Dan Slee is a man who understands the power of a good picture! This week he shared his understanding, a stat and a list of where to find pictures in BIG PICTURES: How pictures make Facebook posts fly (and where to get them). I would add that if you spot an image that would be good in a blog about an event, it might be worth asking if you could use it even if it doesn’t have a Creative Commons licence. I’m usually happy to let people use an image or two from an event (without a fee) in their blog if they ask, if they are not blogging for money, and if they put a credit with it (even better a link to my Flickr or web page). I would be even happier if people offered me some money to use my pictures, of course (not least so that I could replace my broken DSLR and take more photos).
Congratulations are due to professional photographer Mark Wood as he reveals in his blog this week that he has finally got his UK Press Pass!
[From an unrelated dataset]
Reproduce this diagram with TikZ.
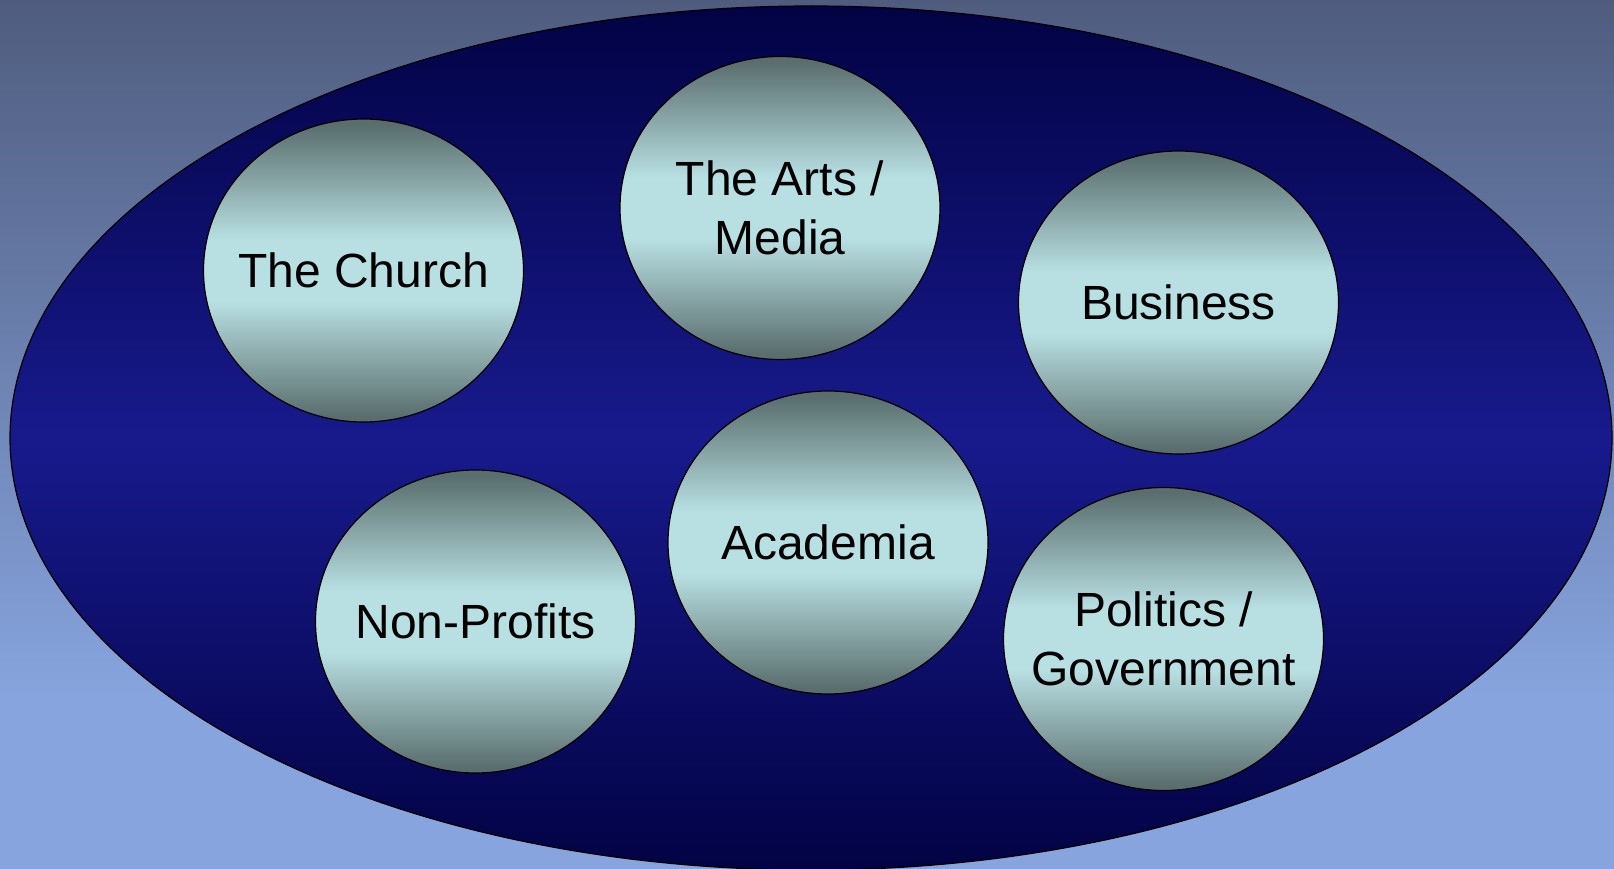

Read about what sort of events he has photographed and will be photographing in Hard Core Press Core. Best of luck, Mark! Watching the press photographers at an event a couple of years ago, with their stepladders and enormous lenses and huge equipment boxes, I realised that I could never be that sort of photographer. I couldn’t even carry the equipment!
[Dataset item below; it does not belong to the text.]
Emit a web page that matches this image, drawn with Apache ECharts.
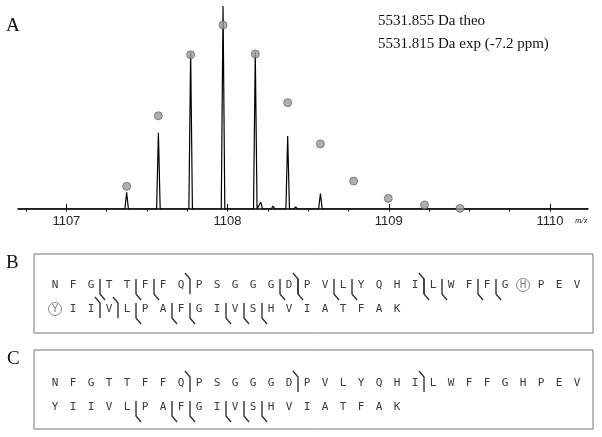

Louise Atkinson’s post for our Week 38 (her Week 47) – Art and research Week 47: Working with collections and visiting @ArtemisLeeds – was about the kind of territory that is far more familiar to me than the press pack’s stepladder forest: collections of historical material. When I was an undergraduate, I remember a museum lending me a piglet’s ribcage to draw and I was wondering recently if it’s possible to draw skeletons in museums these days. I am already curious about what Louise will make in response to the objects in the Artemis Leeds handling collection. I would love to see more artists working with collections and giving us fresh views of them through curating or interpreting them visually.
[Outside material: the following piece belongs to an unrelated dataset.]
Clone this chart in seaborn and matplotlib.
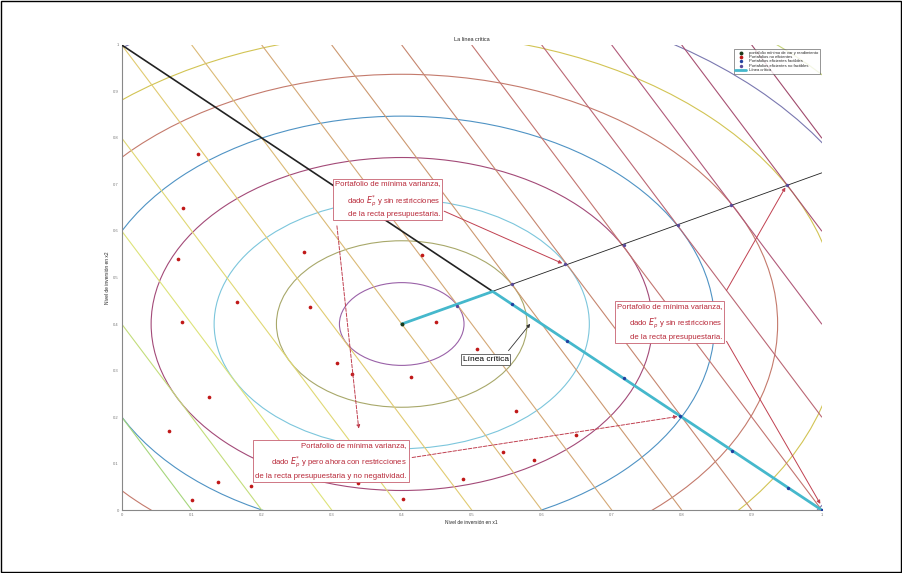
import numpy as np
import pandas as pd
import matplotlib
matplotlib.use("Agg")
import matplotlib.pyplot as plt
import seaborn as sns
from matplotlib import font_manager
from matplotlib.patches import Circle, Rectangle
from matplotlib.colors import LinearSegmentedColormap

# ---------------- data ----------------
center = (0.4, 0.4)
radii = [0.089, 0.179, 0.268, 0.358, 0.447, 0.537, 0.626, 0.716, 0.805]
circle_colors = ["#9a62a8", "#a8a86a", "#7cc6dc", "#a34a78", "#4f93c4",
                 "#c47a6c", "#d2c454", "#7a78b0", "#c6d47a"]
return_levels = [0.2, 0.4, 0.6, 0.8, 1.0, 1.2, 1.4, 1.6, 1.8, 2.0, 2.2, 2.4, 2.6, 2.8]
mu1, mu2 = 2.0, 1.0  # iso-return lines: mu1*x1 + mu2*x2 = level

nonefficient_x = [0.109, 0.087, 0.080, 0.165, 0.086, 0.261, 0.269, 0.308, 0.125, 0.067,
                  0.199, 0.137, 0.184, 0.101, 0.337, 0.402, 0.488, 0.429, 0.449, 0.508,
                  0.329, 0.413, 0.563, 0.649, 0.545, 0.589]
nonefficient_y = [0.765, 0.649, 0.540, 0.448, 0.404, 0.555, 0.436, 0.317, 0.243, 0.171,
                  0.143, 0.060, 0.052, 0.021, 0.058, 0.024, 0.066, 0.548, 0.404, 0.347,
                  0.292, 0.287, 0.213, 0.161, 0.124, 0.108]

feasible_x = [0.558, 0.636, 0.717, 0.798, 0.872, 0.952, 1.0]
feasible_y = [0.442, 0.364, 0.283, 0.202, 0.128, 0.048, 0.0]

infeasible_x = [0.479, 0.558, 0.633, 0.717, 0.794, 0.871, 0.950]
infeasible_y = [0.439, 0.485, 0.528, 0.570, 0.613, 0.656, 0.699]

budget_x = [0.0, 0.53]
budget_y = [1.0, 0.47]
unconstrained_x = [0.4, 1.0]
unconstrained_y = [0.4, 0.725]
critical_x = [0.4, 0.53, 1.0]
critical_y = [0.4, 0.47, 0.0]

legend_labels = ["portafolio mínimo de var y rendimiento", "Portafolios no eficientes",
                 "Portafolios eficientes factibles", "Portafolios eficientes no factibles",
                 "Línea crítica"]

# ---------------- style ----------------
sns.set_style("white")
names = {f.name for f in font_manager.fontManager.ttflist}
narrow = "Liberation Sans Narrow" if "Liberation Sans Narrow" in names else "Liberation Sans"
plt.rcParams['font.family'] = [narrow, 'DejaVu Sans']

fig = plt.figure(figsize=(9.03, 5.73), dpi=100)
ax = fig.add_axes([0.1348, 0.1099, 0.7752, 0.8116])
ax.set_xlim(0, 1)
ax.set_ylim(0, 1)

# iso-variance circles
for r, col in zip(radii, circle_colors):
    ax.add_patch(Circle(center, r, fill=False, ec=col, lw=0.8, zorder=2, clip_on=True))

# iso-return lines
line_cmap = LinearSegmentedColormap.from_list(
    "ret", ["#a6d67c", "#dde47a", "#e2d070", "#d8b078", "#c8906e", "#c27070", "#b0587a", "#a04a6c"])
for i, c in enumerate(return_levels):
    x0 = max(0.0, (c - mu2) / mu1)
    x1 = min(1.0, c / mu1)
    xs = np.array([x0, x1])
    ys = (c - mu1 * xs) / mu2
    ax.plot(xs, ys, color=line_cmap(i / (len(return_levels) - 1)), lw=0.8, zorder=2)

# budget line and unconstrained critical line
ax.plot(budget_x, budget_y, color="#222222", lw=1.2, zorder=3)
ax.plot(unconstrained_x, unconstrained_y, color="#222222", lw=0.6, zorder=3)

# critical line
sns.lineplot(x=critical_x, y=critical_y, sort=False, color="#45b8cc", lw=2.0, ax=ax,
             zorder=4, label=legend_labels[4], legend=False)

# points
sns.scatterplot(x=[center[0]], y=[center[1]], color="#1a3a1a", s=8, ax=ax, zorder=5,
                linewidth=0, label=legend_labels[0], legend=False)
sns.scatterplot(x=nonefficient_x, y=nonefficient_y, color="#c01818", s=7, ax=ax, zorder=5,
                linewidth=0, label=legend_labels[1], legend=False)
sns.scatterplot(x=feasible_x, y=feasible_y, color="#2040a0", s=6, ax=ax, zorder=5,
                linewidth=0, label=legend_labels[2], legend=False)
sns.scatterplot(x=infeasible_x, y=infeasible_y, color="#5a4a9a", s=6, ax=ax, zorder=5,
                linewidth=0, label=legend_labels[3], legend=False)

# annotations
red = "#b82838"
txtkw = dict(fontsize=5.6, color=red, ha="right", va="center", linespacing=1.55,
             bbox=dict(boxstyle="square,pad=0.25", fc="white", ec="#c86070", lw=0.6), zorder=8)
top_txt = "Portafolio de mínima varianza,\ndado $E_p^{*}$ y sin restricciones\nde la recta presupuestaria."
bot_txt = ("Portafolio de mínima varianza,\ndado $E_p^{*}$ y pero ahora con restricciones\n"
           "de la recta presupuestaria y no negatividad.")
ax.text(0.455, 0.668, top_txt, **txtkw)
ax.text(0.858, 0.405, top_txt, **txtkw)
ax.text(0.407, 0.106, bot_txt, **txtkw)

arrow = dict(arrowstyle="-|>", color="#c04050", lw=0.7, mutation_scale=5)
ax.annotate("", xy=(0.633, 0.528), xytext=(0.457, 0.645), arrowprops=arrow, zorder=7)
ax.annotate("", xy=(0.950, 0.699), xytext=(0.862, 0.467), arrowprops=arrow, zorder=7)
ax.annotate("", xy=(1.0, 0.008), xytext=(0.862, 0.368), arrowprops=arrow, zorder=7)
dashed = dict(arrowstyle="-|>", color="#c04050", lw=0.7, ls="--", mutation_scale=5)
ax.annotate("", xy=(0.798, 0.202), xytext=(0.411, 0.112), arrowprops=dashed, zorder=7)
ax.annotate("", xy=(0.339, 0.169), xytext=(0.307, 0.617), arrowprops=dashed, zorder=7)

ax.text(0.520, 0.324, "Línea crítica", fontsize=6, color="black", ha="center", va="center",
        bbox=dict(boxstyle="square,pad=0.2", fc="white", ec="#555555", lw=0.6), zorder=8)
ax.annotate("", xy=(0.586, 0.405), xytext=(0.550, 0.338),
            arrowprops=dict(arrowstyle="-|>", color="#333333", lw=0.6, mutation_scale=5), zorder=7)

# axes cosmetics
ticks = np.round(np.arange(0, 1.01, 0.1), 1)
ax.set_xticks(ticks)
ax.set_yticks(ticks)
ax.set_xticklabels([f"{t:g}" for t in ticks])
ax.set_yticklabels([f"{t:g}" for t in ticks])
ax.tick_params(direction="in", length=4, width=0.6, colors="#777777", labelsize=3, pad=2)
for s in ["top", "right"]:
    ax.spines[s].set_visible(False)
for s in ["left", "bottom"]:
    ax.spines[s].set_color("#888888")
    ax.spines[s].set_linewidth(0.8)
ax.set_title("La línea crítica", fontsize=4, pad=3)
ax.set_xlabel("Nivel de inversión en x1", fontsize=3.5, labelpad=2)
ax.set_ylabel("Nivel de inversión en x2", fontsize=3.5, labelpad=2)

handles, labels = ax.get_legend_handles_labels()
order = [labels.index(l) for l in legend_labels]
leg = ax.legend([handles[i] for i in order], [labels[i] for i in order],
                loc="upper right", fontsize=3, frameon=True, handlelength=2.5,
                borderpad=0.3, labelspacing=0.1, markerscale=1.0, fancybox=False,
                bbox_to_anchor=(1.0, 0.995))
leg.get_frame().set_edgecolor("#444444")
leg.get_frame().set_linewidth(0.5)

fig.patches.append(Rectangle((0.001, 0.001), 0.997, 0.997, transform=fig.transFigure,
                             fill=False, ec="black", lw=1.0))

fig.savefig("out.png", dpi=100)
Karl Green’s post – Sophie Gets the Best of Me – made me aware of some popular culture that I had never noticed before: the songs of Sophie Ellis-Bextor. I had noticed Sophie because of her unusual shape of face. How much popular culture have you managed to miss over the years? Watching the programmes that look back on decades, I sometimes think that I must have lived in an alternate universe at the time because the culture seems so different.
You might want to take Georgia Parker’s advice in Life Lesson 1: Make like a turtle on taking a breather after reading Chris Bolton’s amusing and accurate Helping without being directly helpful – Mandarin English and Sabotage with very useful links. Every profession has its own jargon but few are so rich with implied semantics as the Mandarin English language. I should point out that this is different from civil-servantese, an argot that is being replaced by Plain English.
Thank you very much to all who read, appreciated and shared the Week 38 posts, as well as to those who wrote them. If you have been inspired to write, do visit our About page to find out how to contribute blogs to Weekly Blog Club.
Many thanks also to the lovely and generous-hearted Kate Bentham and Louise Brown for looking after Weekly Blog Club for Week 39 and Week 40 respectively. Help with looking after Weekly Blog Club is always much appreciated – and it’s so much better for everyone if it isn’t just me wittering on every week!
Have a good week of reading and creating blogs!